СРЕДНЕВЕКОВЫЙ РОМАНИЧЕСКИЙ ЭПОС И КУРТУАЗНЫЙ РОМАН

    Средневековый роман соотносится с эпико-героической традицией более конкретным образом, чем роман античный, особенно в том, что касается героя и его активности. В то же время он глубже проявляет специфические черты романического жанра, главным образом благодаря описанию внутренних коллизий и развитию героической личности. Средневековый роман выражает благородный аспект в истории этого жанра. Все благородное отделено различными способами от низкой реальности. Средневековый роман не имеет целью подражание природе. Герои в нем представляют собой не живые характеры, а художественные конструкции, с помощью которых разрешаются этические проблемы, устанавливается равновесие личного и социального с некоторой оглядкой на героический эпос. Средневековый роман пытается объединить эпические идеалы с интересами пробуждающейся и эмансипирующейся личности.

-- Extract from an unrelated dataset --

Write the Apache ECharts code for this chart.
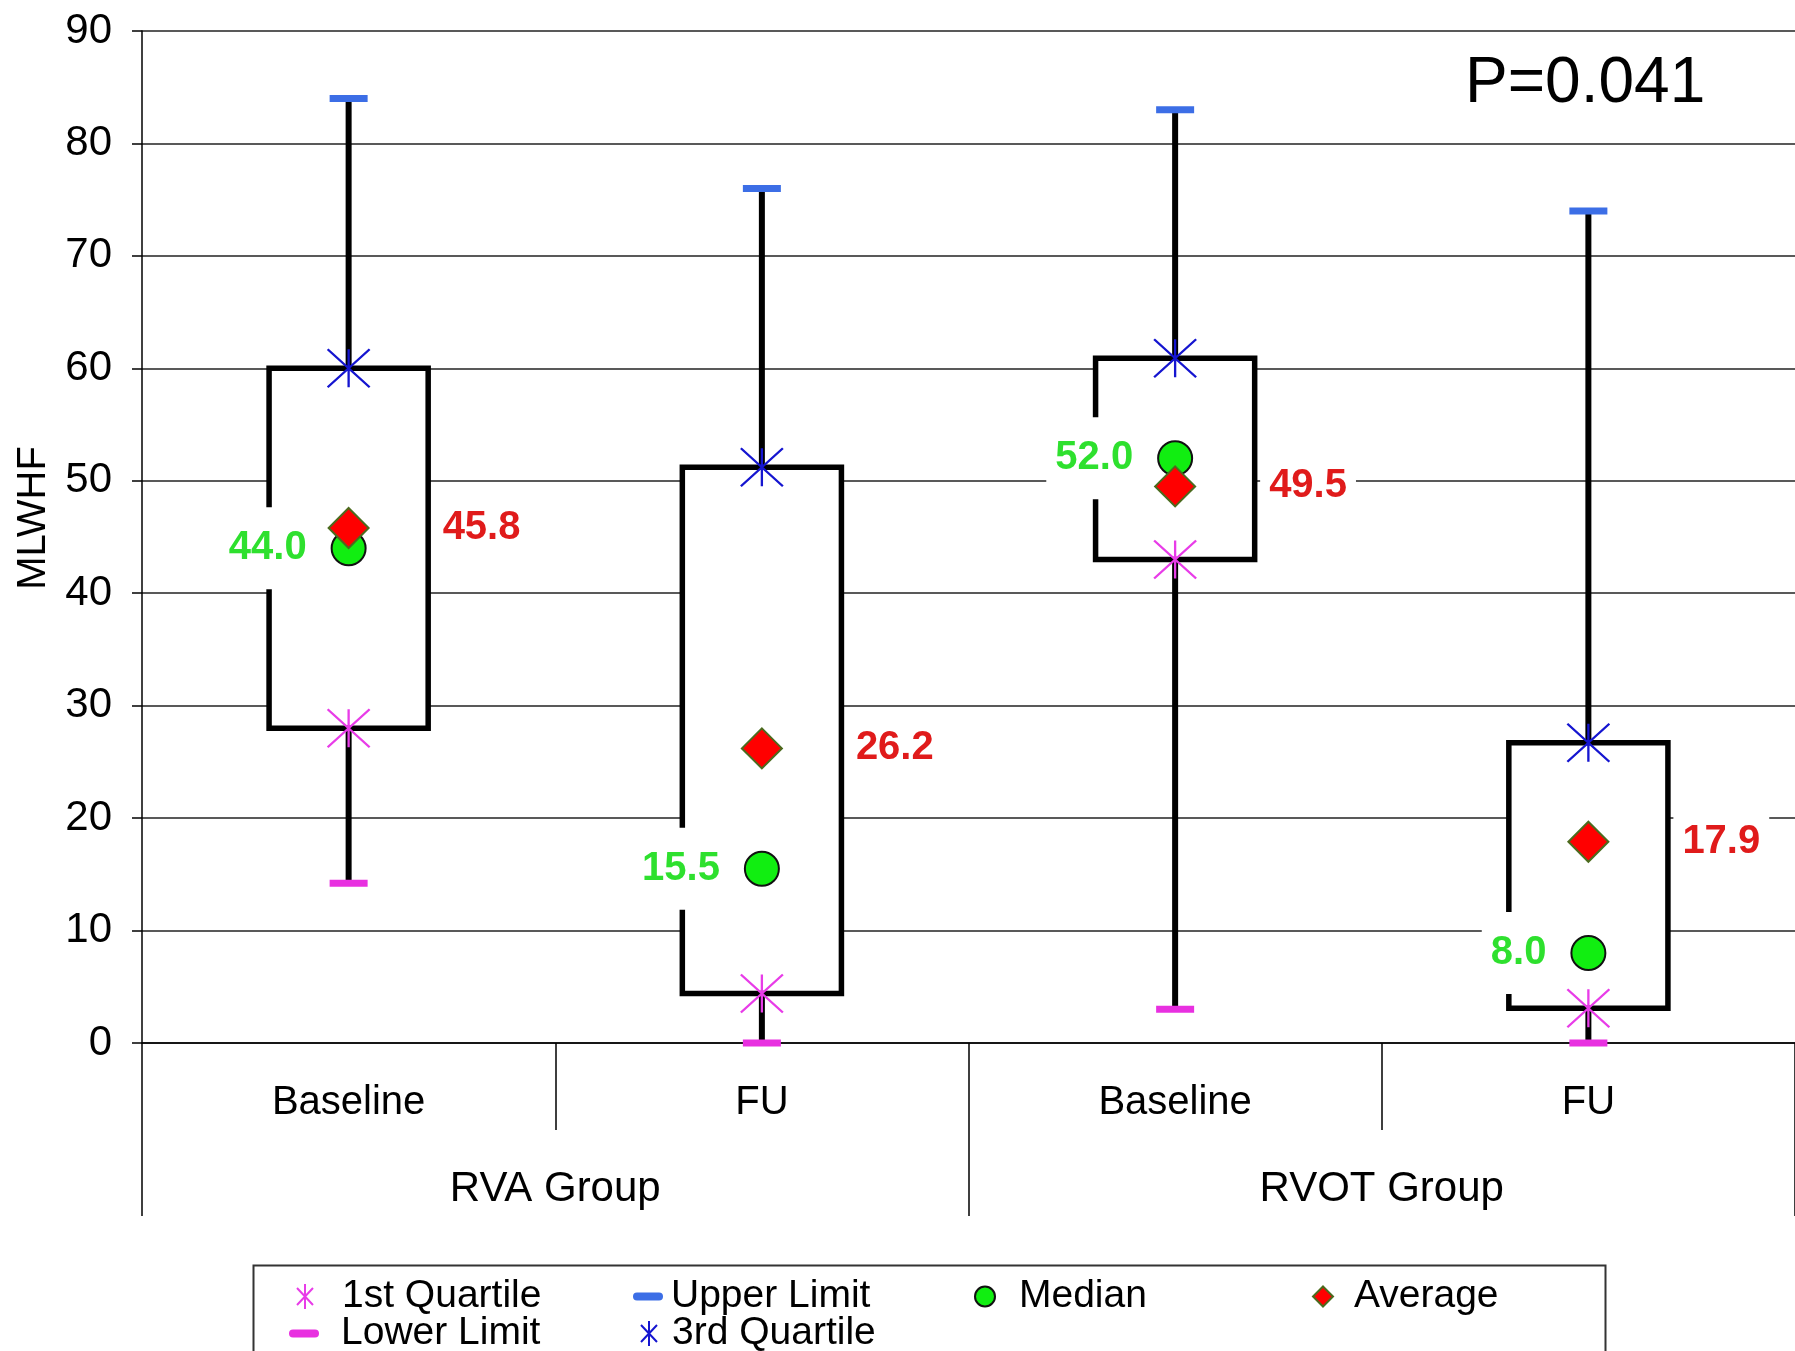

Средневековый рыцарский роман, как и античный, состоит из приключений и содержит множество независимых эпизодов. Этот принцип - общая черта развития простых повествовательных форм. Но только в формах прероманических и постклассических этот принцип как бы является самоцелью. Классические формы средневекового романа (романического эпоса) обладают большой степенью структурного единства на всех уровнях.

    Средневековый читатель хорошо умел отличать роман или романическую поэму от легенд героических, религиозных и других, которые также претендовали на достоверность. В то же время иногда смешивали роман с прероманическими формами, включая сказку, биографии поэтов, допускающих вымысел, панегирическую и дидактическую поэзию.